From October of 2015 to November of 2015, I spent my time as a Computer Technology & Occupations teacher in Phuket, Thailand. Throughout the entire experience, there was one particular project I did with my Junior students that stuck with me. There was no curriculum given for the course, so it was up to me to come up with our lessons throughout the year. I decided our final project, the second half of my last semester there, would be an entrepreneurial project. Students were tasked with coming up with their own company, creating a budget, choosing a slogan, and finally, going through an abbreviated version of creating and presenting their company website. It was this final step that reignited my interest and passion for UX. I had so much fun walking students through the problem-solving process and watching them come to realizations as they worked through their designs and decisions. The results of their their hard work are detailed below.

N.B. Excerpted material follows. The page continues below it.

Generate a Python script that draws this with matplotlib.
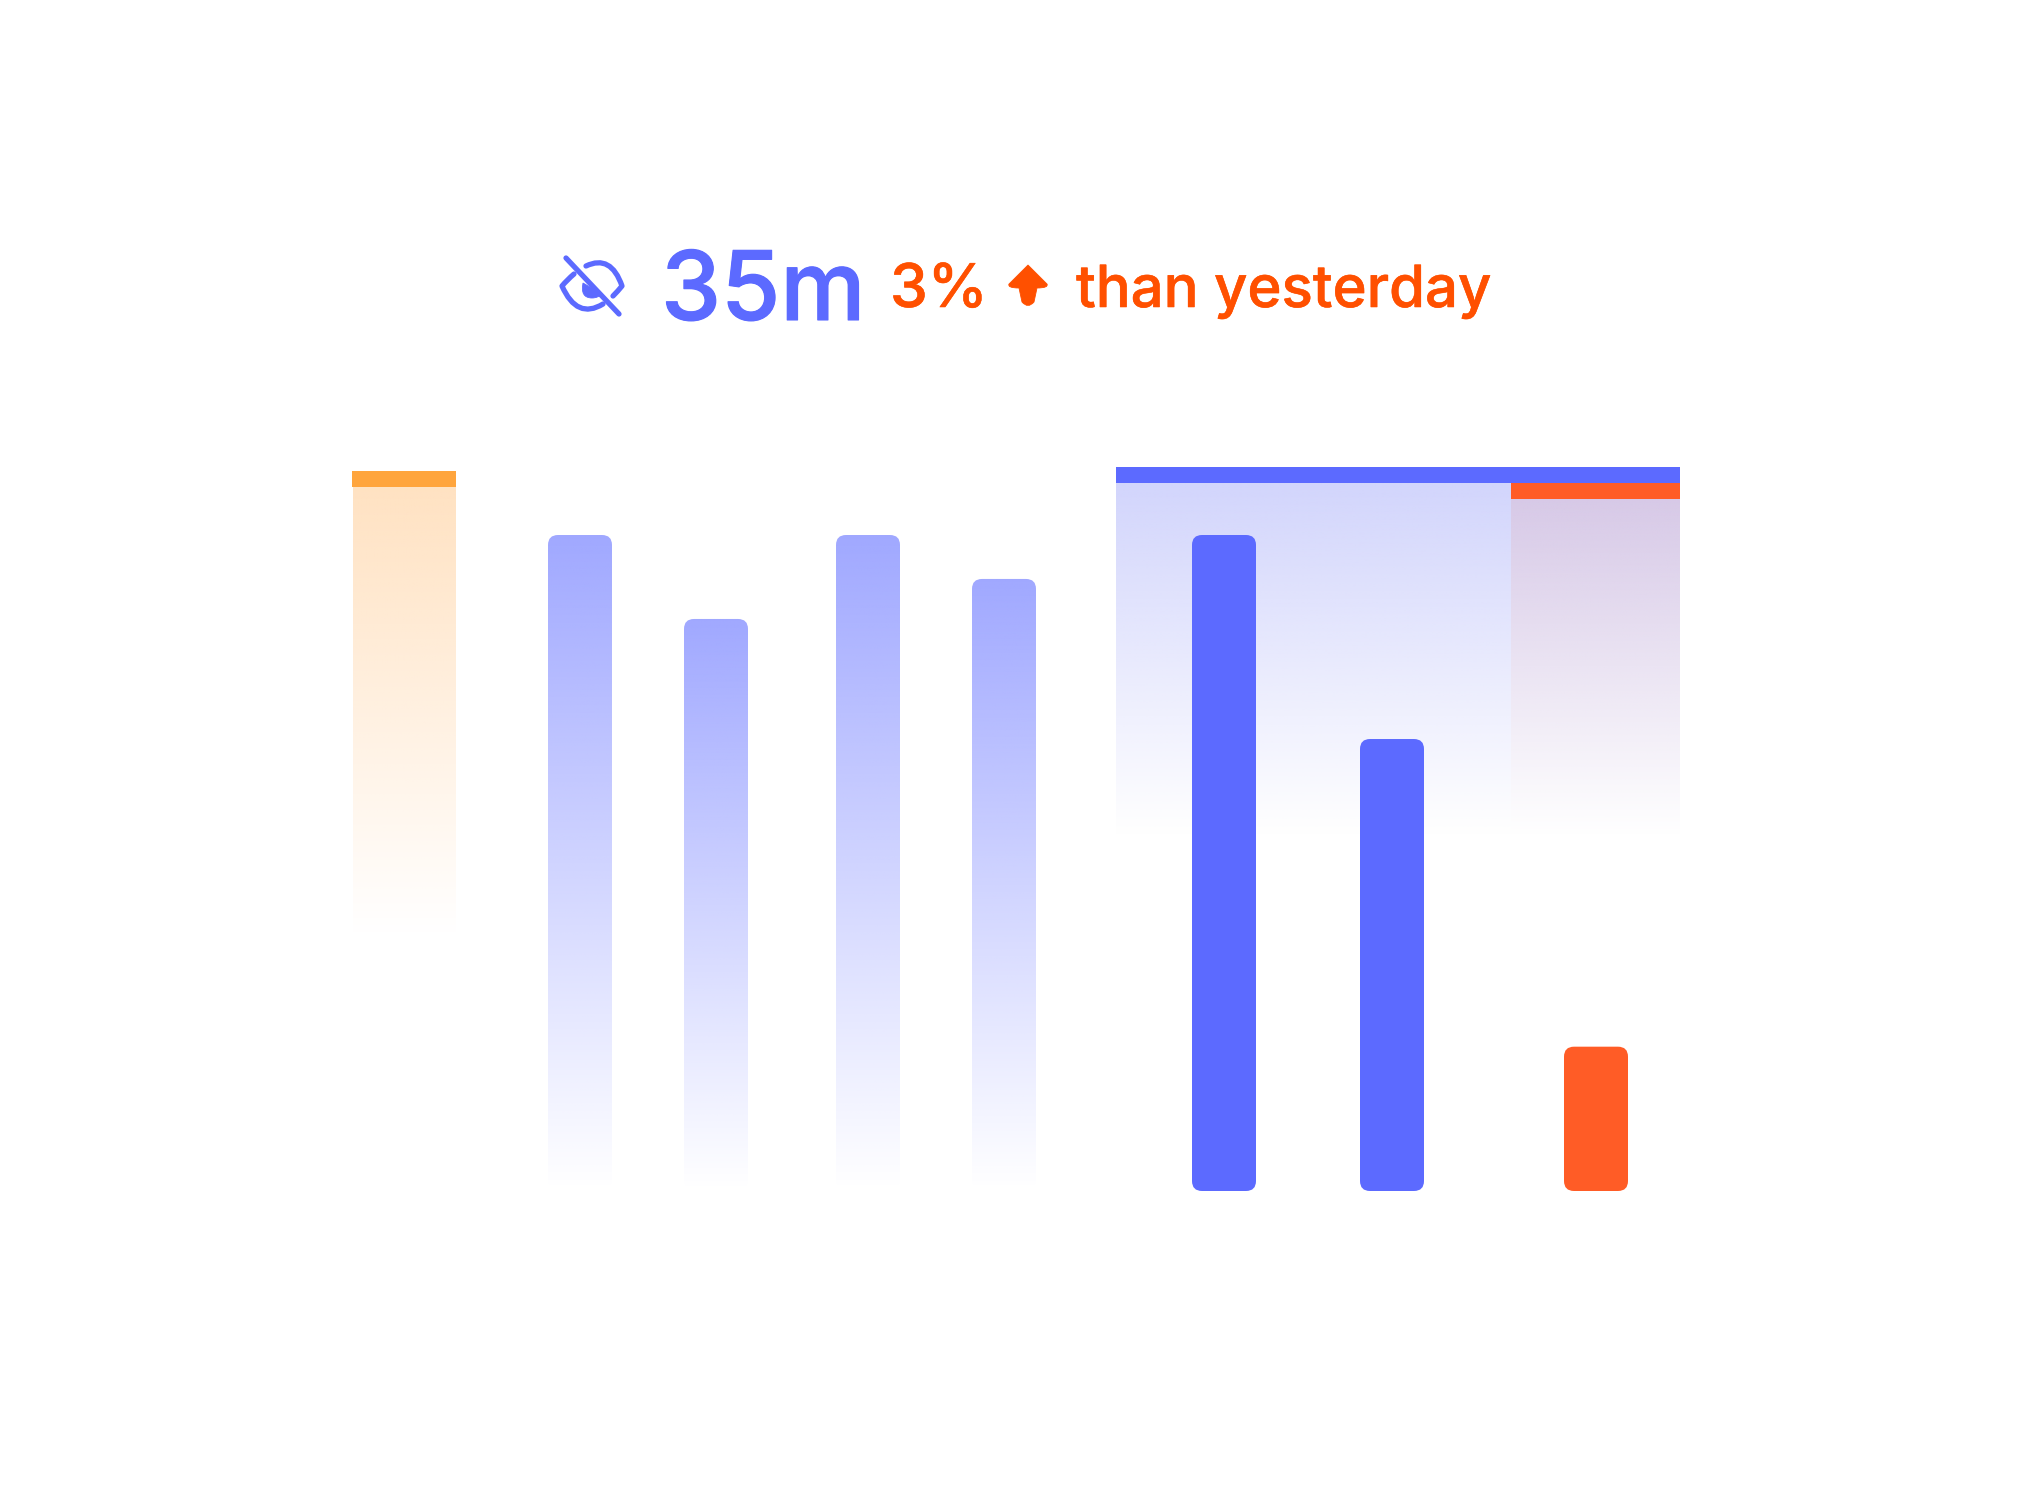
import numpy as np
import matplotlib
matplotlib.use('Agg')
import matplotlib.pyplot as plt
import matplotlib.patheffects as pe
from matplotlib.patches import FancyBboxPatch, Rectangle, PathPatch
from matplotlib.path import Path
from matplotlib.colors import to_rgb

#### DATA ####
light_values = [100, 87.2, 100, 93.3]
dark_values = [100, 68.9]
red_values = [22]
orange_band = 109.8
blue_band = 110.4
red_band = 108

BLUE = '#5C6AFF'
LIGHT = '#A0A8FF'
RED = '#FF5C26'
ORANGE = '#FFA53D'
TEXT_RED = '#FF5000'

#### AXES ####
W, H = 2032, 1488
PX = 6.56    # pixels per value unit
BASE = 1191  # pixel row of the zero line
fig = plt.figure(figsize=(W/200, H/200), dpi=200, facecolor='white')
ax = fig.add_axes([0, 0, 1, 1])
ax.set_xlim(0, W)
ax.set_ylim((BASE-H)/PX, BASE/PX)
ax.axis('off')


def px(row):
    # pixel row -> value
    return (BASE-row)/PX


def fade(x0, x1, y0, y1, color, a0=1.0, clip=None, z=1):
    rgba = np.zeros((256, 1, 4))
    rgba[..., :3] = to_rgb(color)
    rgba[:, 0, 3] = np.linspace(a0, 0, 256)
    im = ax.imshow(rgba, extent=(x0, x1, y1, y0), aspect='auto', zorder=z, interpolation='bilinear')
    if clip is not None:
        im.set_clip_path(clip)
    ax.set_xlim(0, W)
    ax.set_ylim((BASE-H)/PX, BASE/PX)


def rounded(x0, x1, val, **kw):
    return FancyBboxPatch((x0+10, 10/PX), x1-x0-20, val-20/PX,
                          boxstyle='round,pad=10,rounding_size=10',
                          mutation_aspect=1/PX, lw=0, **kw)


#### BANDS ####
fade(353, 456, orange_band-16/PX, px(935), '#FFE2C2')
ax.add_patch(Rectangle((352, orange_band-16/PX), 104, 16/PX, fc=ORANGE, lw=0, zorder=3))

fade(1116, 1511, blue_band-16/PX, px(836), '#D2D5FC')
ax.add_patch(Rectangle((1116, blue_band-16/PX), 564, 16/PX, fc=BLUE, lw=0, zorder=3))

fade(1511, 1680, red_band-16/PX, px(836), '#D7C9E7')
ax.add_patch(Rectangle((1511, red_band-16/PX), 169, 16/PX, fc=RED, lw=0, zorder=3))

#### BARS ####
for x0, v in zip([548, 684, 836, 972], light_values):
    p = rounded(x0, x0+64, v, fc='none')
    ax.add_patch(p)
    fade(x0, x0+64, v, px(1189), LIGHT, clip=p, z=2)

for x0, v in zip([1192, 1360], dark_values):
    ax.add_patch(rounded(x0, x0+64, v, fc=BLUE, zorder=4))

for x0, v in zip([1564], red_values):
    ax.add_patch(rounded(x0, x0+64, v, fc=RED, zorder=4))

#### HEADER ####
font = ['Inter', 'DejaVu Sans']
ax.text(661, px(320), '35m', fontsize=34.5, family=font, fontweight=500, color=BLUE, va='baseline', ha='left',
        path_effects=[pe.withStroke(linewidth=0.4, foreground=BLUE)])
ax.text(890, px(307), '3%', fontsize=21.7, family=font, fontweight=500, color=TEXT_RED, va='baseline', ha='left',
        path_effects=[pe.withStroke(linewidth=0.2, foreground=TEXT_RED)])
ax.text(1076, px(307), 'than yesterday', fontsize=20.9, family=font, fontweight=500, color=TEXT_RED, va='baseline', ha='left',
        path_effects=[pe.withStroke(linewidth=0.2, foreground=TEXT_RED)])

# arrow glyph
arrow = Path([(1028, px(265)), (1047, px(284)), (1049, px(288)), (1037, px(288)), (1034, px(302)),
              (1028, px(309)), (1022, px(302)), (1019, px(288)), (1007, px(288)), (1009, px(284)), (1028, px(265))],
             [Path.MOVETO, Path.LINETO, Path.CURVE3, Path.CURVE3, Path.LINETO,
              Path.CURVE3, Path.CURVE3, Path.LINETO, Path.CURVE3, Path.CURVE3, Path.CLOSEPOLY])
ax.add_patch(PathPatch(arrow, fc=TEXT_RED, ec=TEXT_RED, lw=0.3, zorder=5))

# crossed eye icon
lw = 1.9
ax.plot([566, 619], [px(258), px(314)], color=BLUE, lw=lw, solid_capstyle='round', zorder=6)
eye_r = Path([(586, px(266)), (611, px(254)), (622, px(286)), (618, px(291)), (613, px(296))],
             [Path.MOVETO, Path.CURVE3, Path.CURVE3, Path.CURVE3, Path.CURVE3])
eye_l = Path([(574, px(274)), (567, px(280)), (562, px(286)), (577, px(320)), (603, px(304))],
             [Path.MOVETO, Path.CURVE3, Path.CURVE3, Path.CURVE3, Path.CURVE3])
for path in [eye_r, eye_l]:
    ax.add_patch(PathPatch(path, fc='none', ec=BLUE, lw=lw, capstyle='round', joinstyle='round', zorder=6))
pupil = Path([(583, px(283)), (580, px(298)), (592, px(298)), (598, px(298)), (602, px(294)), (583, px(283))],
             [Path.MOVETO, Path.CURVE3, Path.CURVE3, Path.CURVE3, Path.CURVE3, Path.CLOSEPOLY])
ax.add_patch(PathPatch(pupil, fc=BLUE, ec=BLUE, lw=0.3, zorder=6))

plt.savefig('out.png', dpi=200, facecolor='white')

Step 1: Business proposal & Budget
Students were immediately excited about creating their own business. Their first assignment was to write a business proposal – detailing what their business was going to be, where it would be located, how they planned to stand out amongst their competitors, how many employees they would need to start, and what success looked like for the future. Students followed up by creating a budget to cover one time expenses and recurring expenses.
Step 2: Slogan
Students were next asked to come up with a slogan to accompany their new business. The results were entertaining to say the least. The examples given to students included famous slogans such as "Just do it." by Nike, which, as you can see below, was modified to fit a student's smoothie cafe as "Just drink it!". Another student decided on a hotel concept with the accompanying slogan "Rest in peace.", which may not be the message to send potential customers, but I appreciated their creativity!
Step 3: Website Sitemap
Students were introduced to the concept of sitemaps and site hierarchy. They were instructed to create their own sitemap, along with providing some of their favorite websites that they used as inspiration. The sitemap exercise helped students realize what information their potential customers might be searching for and how to display that information in a way that made sense throughout their site.
Step 4: Wireframes
Students used their sitemaps as a basis for the construction of their wireframes. Students folded sheets of paper to create 8 segments, each one containing a wireframe sketch of a page from their sitemap. Students were encouraged to created at least 16 wireframe sketches, if not more. Prior to diving into this portion of our project, students were shown examples of wireframes and broke down websites into wireframe form. They were instructed not to use color, as these were simply for the layout of the page and not representative of the visual design. The challenge here was getting students to think outside the box and come up with potential designs that they didn't know they were capable of!
Step 5: Final Websites
Students were required to have 3 functioning web pages for their final presentation. We used Wix.com to do the actual web design. Students really enjoyed this portion of the project and many of them got quite creative. Students wrapped up the project by presenting their company and website to the class. A few examples can bee seen here:
Students had so much fun with this project. I was impressed with their creativity when it came to what businesses they chose. I learned quite a bit while teaching this project, including the importance of driving home page hierarchy during the sitemap stage. This really eased the transition when it came to sketching the wireframes, and eventually, creating the actual webpages. It was fun to see this project spark interest in web design and the overall user experience in several of the students.